The idea (so I am told) is that they work the dogs in "Prey drive" and not "defense drive" (where the intent is to convice the dog that he is in harms way). The sleeve is seemingly looked on as a large "Tug toy" in this approach. All of the attention is on the sleeve and not the decoy.

In fact during the biting on the sleeve the decoy will actually pet the dog on the head with no aggressive reaction from the dog! And once the sleeve is off, the dogs are all (except for one) very friendly with all of the decoys.

So, as a very inexperienced ScH handler, I don't know if I would consider (as I always used to) this approach to be "training a dog to bite a human being". At the same time I am not sure either that this is really training a GSD to be any better at "protecting" his owner other than a little practice at a "Full" bite.


----------



## Castlemaid (Jun 29, 2006)

There are a lot of different ways to go about the training, dogs will often be started out in prey drive, so that they can gain confidence and become comfortable with what is asked of them. Then as they mature more pressure is put on the dog to test it, and to bring the defense out. 

Some dogs do not have solid enough genetics to work in defense, being in a threatening situation will shut them down. Since most people train in Schutzhund as a fun thing to do with their dogs, they only work their dogs in prey to get through the routine. 

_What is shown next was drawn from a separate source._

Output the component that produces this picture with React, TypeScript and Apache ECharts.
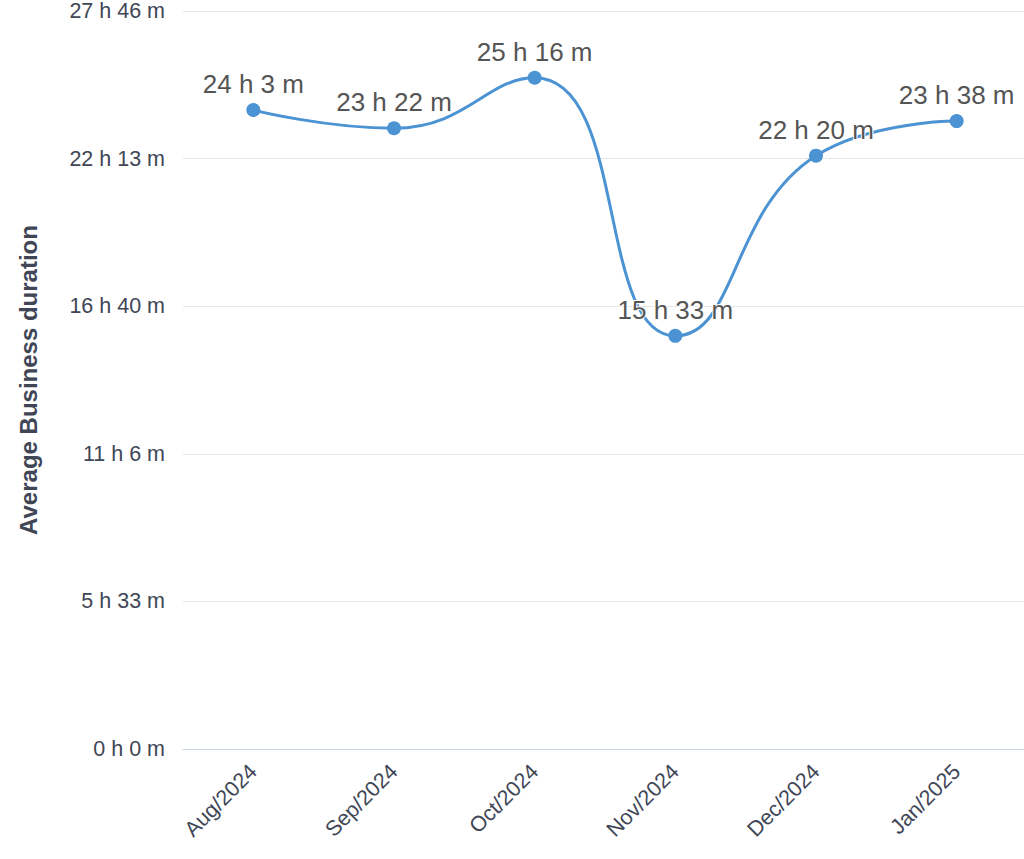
import React, { useEffect, useRef } from "react";
import * as echarts from "echarts";

const categories = ["Aug/2024", "Sep/2024", "Oct/2024", "Nov/2024", "Dec/2024", "Jan/2025"];
// average business duration in seconds
const durationSeconds = [86580, 84120, 90960, 55980, 80400, 85080];
const yMax = 100000;
const yInterval = 20000;

function fmt(v: number): string {
  const h = Math.floor(v / 3600);
  const m = Math.floor((v % 3600) / 60);
  return `${h} h ${m} m`;
}

export default function App() {
  const ref = useRef<HTMLDivElement>(null);
  useEffect(() => {
    if (!ref.current) return;
    const chart = echarts.init(ref.current, undefined, { renderer: "svg" });
    chart.setOption({
      animation: false,
      textStyle: { fontFamily: "Liberation Sans, Arial, sans-serif" },
      grid: { left: 183, top: 9, width: 844, height: 740, containLabel: false },
      xAxis: {
        type: "category",
        data: categories,
        boundaryGap: true,
        axisLine: { show: true, lineStyle: { color: "#ccd6eb", width: 1 } },
        axisTick: { show: false },
        axisLabel: { rotate: 45, margin: 19, fontSize: 21.5, color: "#404656" },
      },
      yAxis: {
        type: "value",
        min: 0,
        max: yMax,
        interval: yInterval,
        name: "Average Business duration",
        nameLocation: "middle",
        nameGap: 143,
        nameTextStyle: { fontSize: 24, fontWeight: "bold", color: "#404656" },
        axisLine: { show: false },
        axisTick: { show: false },
        splitLine: { lineStyle: { color: "#e6e6e6", width: 1 } },
        axisLabel: { formatter: (v: number) => fmt(v), fontSize: 21.5, color: "#404656", margin: 18 },
      },
      series: [
        {
          type: "line",
          data: durationSeconds,
          smooth: 0.5,
          symbol: "circle",
          symbolSize: 14,
          itemStyle: { color: "#4b93d3" },
          lineStyle: { color: "#4b93d3", width: 3 },
          label: {
            show: true,
            position: "top",
            distance: 6,
            formatter: (p: any) => fmt(p.value),
            fontSize: 26,
            color: "#555555",
            textBorderColor: "#ffffff",
            textBorderWidth: 2,
          },
        },
      ],
    });
    return () => chart.dispose();
  }, []);
  return (
    <div style={{ position: "fixed", left: 0, top: 0, width: 1024, height: 859, overflow: "hidden", background: "#fff" }}>
      <div ref={ref} style={{ width: 1040, height: 859 }} />
    </div>
  );
}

But a good trainer can read a dog well, and know just how to use the dog's prey drives and defensive drives to bring the desired result out, whether it is teaching the dog a routine for a sport, or building up a dog for serious protection work.


----------



## elisabeth_00117 (May 17, 2009)

Lucia above gave some good examples and information.

I like to look at schutzhund/IPO training as what it was intended, not what it has become. I don't train it like a "game" because I don't want my dog to see it as that (with Zefra, I don't think she does see it as a "game" though, but Stark did/does).

With my youngest dog, who is 11 months old now. I have been told that she is/will be a very serious more "real" dog than most. At this point in her training she sees the fight as her reward, not the bite itself. She likes to engage the helper/decoy (jumps up in his face, eye contact that never waivers, likes to be eye level, etc.) but is the most social dog I have ever seen. 

As soon as someone looks at her (outside of training) her whole body convulses in wiggles starting from her tail right to her nose! Super social girl who just adores people and especially children!

There are some excellent clubs in your area that I can recommend you checking out if you want to see this in person and talk to others about it. Just PM me and I will give you some names to contact. It is super fun and EXTREMELY interesting to watch and actually speak to those in the sport.

You are also more than welcome to come and watch my two being worked - VERY different training techniques and results.


----------



## Shaina (Apr 2, 2011)

My female is more helper focused than sleeve focused, and we have had to go back and train her to carry the sleeve and calm herself down because she will fight for her life. A good dog will be able to go back and work in prey, but not back down when worked in defense. When she is being worked, if I out her and the helper moves away from the sleeve, she follows the helper.. some dogs would stay with the sleeve. I have seen a few nervy dogs only want the sleeve and try to avoid the helper/take the sleeve off the field because that is their reward. That's not how it is supposed to work.

My girl though, as I posted earlier, loves people and is very social.


----------



## bocron (Mar 15, 2009)

Shaina said:


> Good thing her "OUST" is reliable!


Uhm, Oust is an air freshener .










The German command for out is Aus.


----------



## cliffson1 (Sep 2, 2006)

@ Comaster....You narrative illustrates my frustration sometime. As you said, you had one conception of Sch, and therefore Sch dogs, before you partook. Now that you are involved you see another totally different dynamic in what the dog is doing. But how many people have that attitude that Sch is really attack training and therefore something to be shunned and not representative of good safe temperament. The fact is these people really don't know what they are talking about, and until they get involved, or are willing to listen (and most won't listen cause they know everything already) they go around advancing misinformation. It makes it difficult to go to a breed show and here so much misinformation spread about any GS in its natural element.
This isn't a negative post to you Codmaster, just an observation of attitudes and thoughts that lead to breeding practices that have led to the weakening of the breed.


----------



## Shaina (Apr 2, 2011)

bocron said:


> Uhm, Oust is an air freshener .
> 
> 
> 
> ...



LOL!! Sorry, I don't type in German  I tend to type what I pronounce. Thanks for calling me out! Hahaha.

Though, if we want to be technical..



> *Definition of OUST*
> 
> transitive verb
> 1
> _a_ *:* to remove from or dispossess of property or position by legal action, by force, or by the compulsion of necessity


We'll just pretend that's what I meant.


----------



## Catu (Sep 6, 2007)

If I wanted my dog to play a game, I'd join the local Agility club instead of driving 3 hours to do Schutzhund. If the dog is not reaching his full genetic potential as a breed and as a specie, then it doesn't worth the effort.


----------